Vers un conseil de déontologie journalistique
Les débats actuels sur l'opportunité de créer un Conseil de déontologie journalistique et de médiation (CDJM) sont au coeur de la problématique de la défiance, pour Patrick Eveno. Président de l'Observatoire de la déontologie de linformation (ODI), l'enseignant est la cheville ouvrière de la future instance, prévue pour voir le jour fin 2019. Remis en mars au premier ministre Edouard Philippe, qui suit en direct cette question sensible, le rapport sur le sujet commandé à l'ancien PDG de l'AFP, Emmanuel Hoog, a mis de l'eau au moulin de Patrick Eveno. Pour cet historien de la presse, Le CDJM, grâce à sa saisine ouverte à tous, aurait plusieurs vertus. Via l'obligation pour les médias de prendre en compte les remarques du public sur la véracité de leurs informations, il permettra notamment d'améliorer la transparence et de renouer le dialogue entre public et professionnels de l'information.

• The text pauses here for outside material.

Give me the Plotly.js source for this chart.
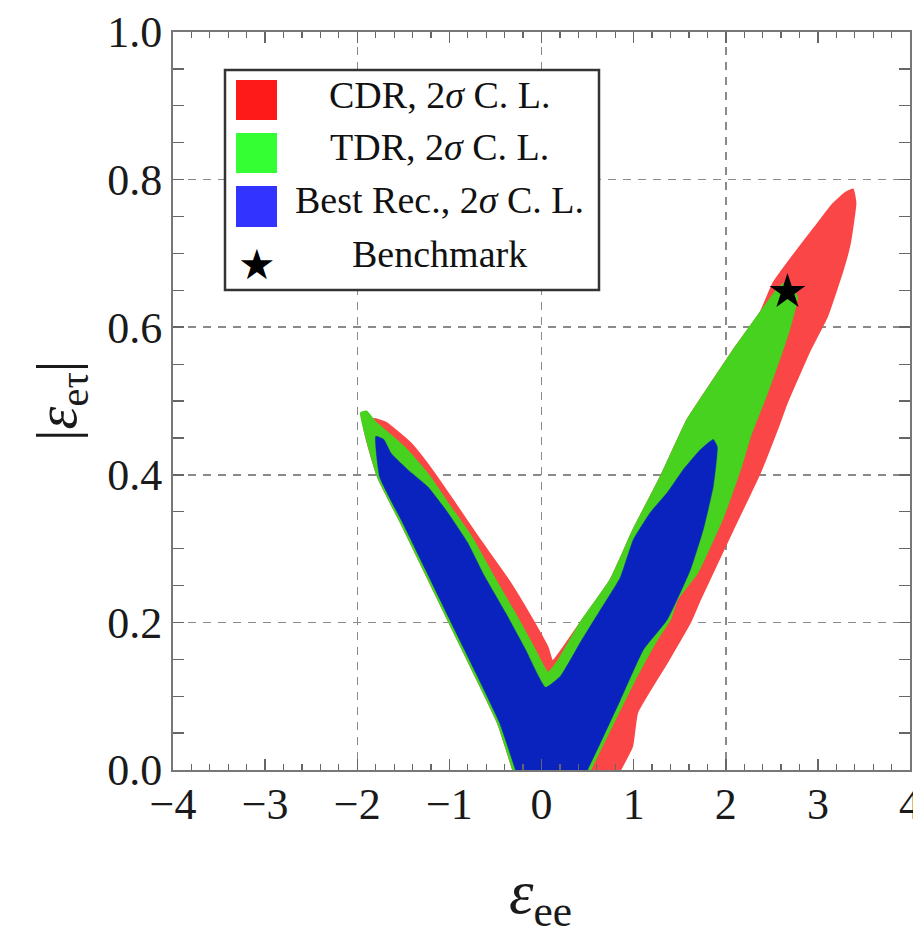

À la clé, une probable amélioration de leur image à l'instar des 21 autres pays européens dotés de ce type d'instance de régulation. Si elle reste élevée, surtout dans les rangs des populistes, la défiance vis-à-vis des médias y est moins prononcée qu'en France, où elle s'est transformée en haine ces derniers mois. Reste à mettre en oeuvre cette nouvelle structure. Le récent couac de secrétaire d'État au numérique, Cédric O, qui a suggéré de créer un Ordre des journalistes, a démontré, s'il en était besoin, le caractère très sensible de la question dans un contexte de protection de la liberté de l'information.
Pierre à l'édifice de la reconstruction de la confiance dans les médias, l'instauration d'un CDJM ne saurait être suffisante, d'après Jean-Marie Charon. Outre la mise en oeuvre d'un plan Orsec pour l'éducation aux médias, le chercheur préconise la généralisation des expériences de making off au sein des rédactions. À ce travail explicatif sur son fonctionnement interne, le quotidien Libération a ajouté un pan serviciel unique dans la presse avec Checknews. Créé en 2017, ce service doté de neuf journalistes et dirigé par Cédric Mathiot tente de répondre aux questions des lecteurs. Lors de fortes actualités, ces dernières peuvent atteindre un rythme quotidien de 150 par jour. Objectif, faire enfin se croiser deux mondes parallèles qui cohabitent sans communiquer, les pages Facebook individuelles et la presse nationale. Car si les Français ne sont pas tendres avec les médias, ils se montrent encore plus critiques à l'égard des réseaux sociaux : 86 % s'en méfient, dont 44 % qui ne leur font pas du tout confiance selon notre sondage BVA.